Records excerpted from a collection
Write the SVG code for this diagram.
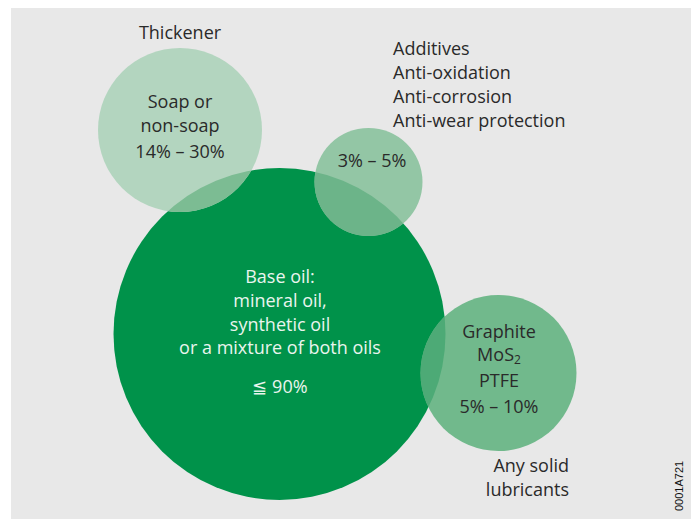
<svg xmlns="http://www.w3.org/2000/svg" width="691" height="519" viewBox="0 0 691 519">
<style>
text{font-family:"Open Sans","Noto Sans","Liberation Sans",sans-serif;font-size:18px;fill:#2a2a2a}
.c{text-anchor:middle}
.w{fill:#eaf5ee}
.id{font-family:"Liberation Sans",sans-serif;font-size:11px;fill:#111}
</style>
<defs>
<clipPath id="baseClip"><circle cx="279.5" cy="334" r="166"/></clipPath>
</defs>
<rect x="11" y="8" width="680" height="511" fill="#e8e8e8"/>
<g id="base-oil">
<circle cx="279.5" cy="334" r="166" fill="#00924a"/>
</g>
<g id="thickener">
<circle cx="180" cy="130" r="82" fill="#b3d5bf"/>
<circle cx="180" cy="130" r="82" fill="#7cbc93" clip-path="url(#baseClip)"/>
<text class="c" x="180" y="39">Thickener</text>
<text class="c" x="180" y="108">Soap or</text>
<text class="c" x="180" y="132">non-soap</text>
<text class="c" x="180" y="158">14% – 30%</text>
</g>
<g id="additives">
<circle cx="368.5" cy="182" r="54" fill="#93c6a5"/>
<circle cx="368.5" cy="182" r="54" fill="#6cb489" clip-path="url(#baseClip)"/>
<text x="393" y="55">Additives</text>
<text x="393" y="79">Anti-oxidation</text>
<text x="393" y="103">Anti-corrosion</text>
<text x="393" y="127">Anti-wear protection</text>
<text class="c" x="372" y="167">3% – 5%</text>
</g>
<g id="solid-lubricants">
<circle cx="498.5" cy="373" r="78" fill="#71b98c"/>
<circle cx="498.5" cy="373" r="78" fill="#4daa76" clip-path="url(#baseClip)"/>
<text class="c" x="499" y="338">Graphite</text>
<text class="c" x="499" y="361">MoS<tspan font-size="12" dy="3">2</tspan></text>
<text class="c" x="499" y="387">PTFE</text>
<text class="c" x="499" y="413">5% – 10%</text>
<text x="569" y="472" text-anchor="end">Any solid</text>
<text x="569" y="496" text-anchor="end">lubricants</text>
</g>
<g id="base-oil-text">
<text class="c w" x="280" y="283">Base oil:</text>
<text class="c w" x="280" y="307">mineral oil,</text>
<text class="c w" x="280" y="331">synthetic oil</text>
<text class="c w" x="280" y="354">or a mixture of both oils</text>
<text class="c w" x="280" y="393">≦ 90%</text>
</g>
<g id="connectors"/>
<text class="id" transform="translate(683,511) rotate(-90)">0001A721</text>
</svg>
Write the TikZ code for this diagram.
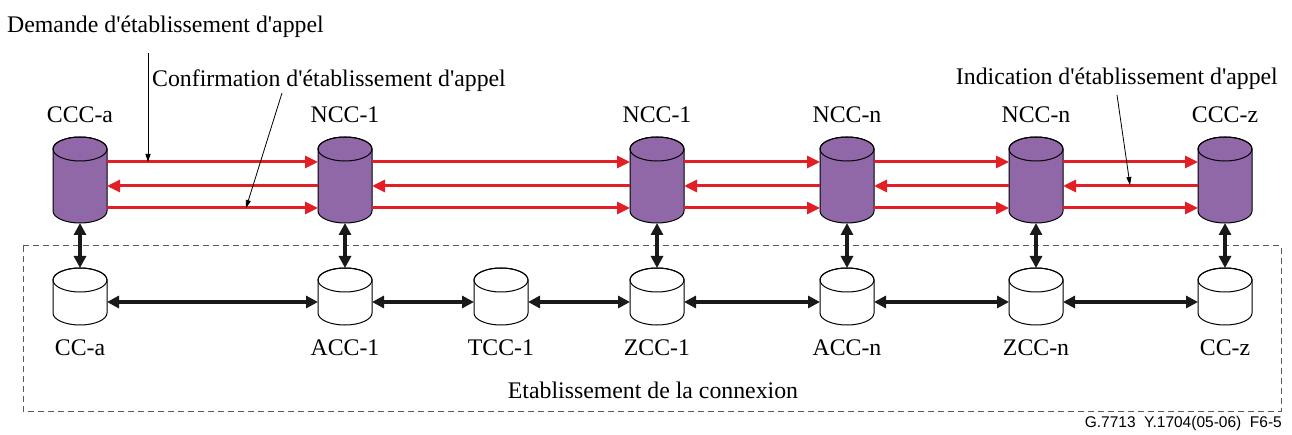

Given instruction
Without including any pictures, print all of the material exactly as given.

Reply to the exercise
Write the SVG code for this diagram.
<svg xmlns="http://www.w3.org/2000/svg" width="691" height="519" viewBox="0 0 691 519">
<style>
text{font-family:"Open Sans","Noto Sans","Liberation Sans",sans-serif;font-size:18px;fill:#2a2a2a}
.c{text-anchor:middle}
.w{fill:#eaf5ee}
.id{font-family:"Liberation Sans",sans-serif;font-size:11px;fill:#111}
</style>
<defs>
<clipPath id="baseClip"><circle cx="279.5" cy="334" r="166"/></clipPath>
</defs>
<rect x="11" y="8" width="680" height="511" fill="#e8e8e8"/>
<g id="base-oil">
<circle cx="279.5" cy="334" r="166" fill="#00924a"/>
</g>
<g id="thickener">
<circle cx="180" cy="130" r="82" fill="#b3d5bf"/>
<circle cx="180" cy="130" r="82" fill="#7cbc93" clip-path="url(#baseClip)"/>
<text class="c" x="180" y="39">Thickener</text>
<text class="c" x="180" y="108">Soap or</text>
<text class="c" x="180" y="132">non-soap</text>
<text class="c" x="180" y="158">14% – 30%</text>
</g>
<g id="additives">
<circle cx="368.5" cy="182" r="54" fill="#93c6a5"/>
<circle cx="368.5" cy="182" r="54" fill="#6cb489" clip-path="url(#baseClip)"/>
<text x="393" y="55">Additives</text>
<text x="393" y="79">Anti-oxidation</text>
<text x="393" y="103">Anti-corrosion</text>
<text x="393" y="127">Anti-wear protection</text>
<text class="c" x="372" y="167">3% – 5%</text>
</g>
<g id="solid-lubricants">
<circle cx="498.5" cy="373" r="78" fill="#71b98c"/>
<circle cx="498.5" cy="373" r="78" fill="#4daa76" clip-path="url(#baseClip)"/>
<text class="c" x="499" y="338">Graphite</text>
<text class="c" x="499" y="361">MoS<tspan font-size="12" dy="3">2</tspan></text>
<text class="c" x="499" y="387">PTFE</text>
<text class="c" x="499" y="413">5% – 10%</text>
<text x="569" y="472" text-anchor="end">Any solid</text>
<text x="569" y="496" text-anchor="end">lubricants</text>
</g>
<g id="base-oil-text">
<text class="c w" x="280" y="283">Base oil:</text>
<text class="c w" x="280" y="307">mineral oil,</text>
<text class="c w" x="280" y="331">synthetic oil</text>
<text class="c w" x="280" y="354">or a mixture of both oils</text>
<text class="c w" x="280" y="393">≦ 90%</text>
</g>
<g id="connectors"/>
<text class="id" transform="translate(683,511) rotate(-90)">0001A721</text>
</svg>
Write the TikZ code for this diagram.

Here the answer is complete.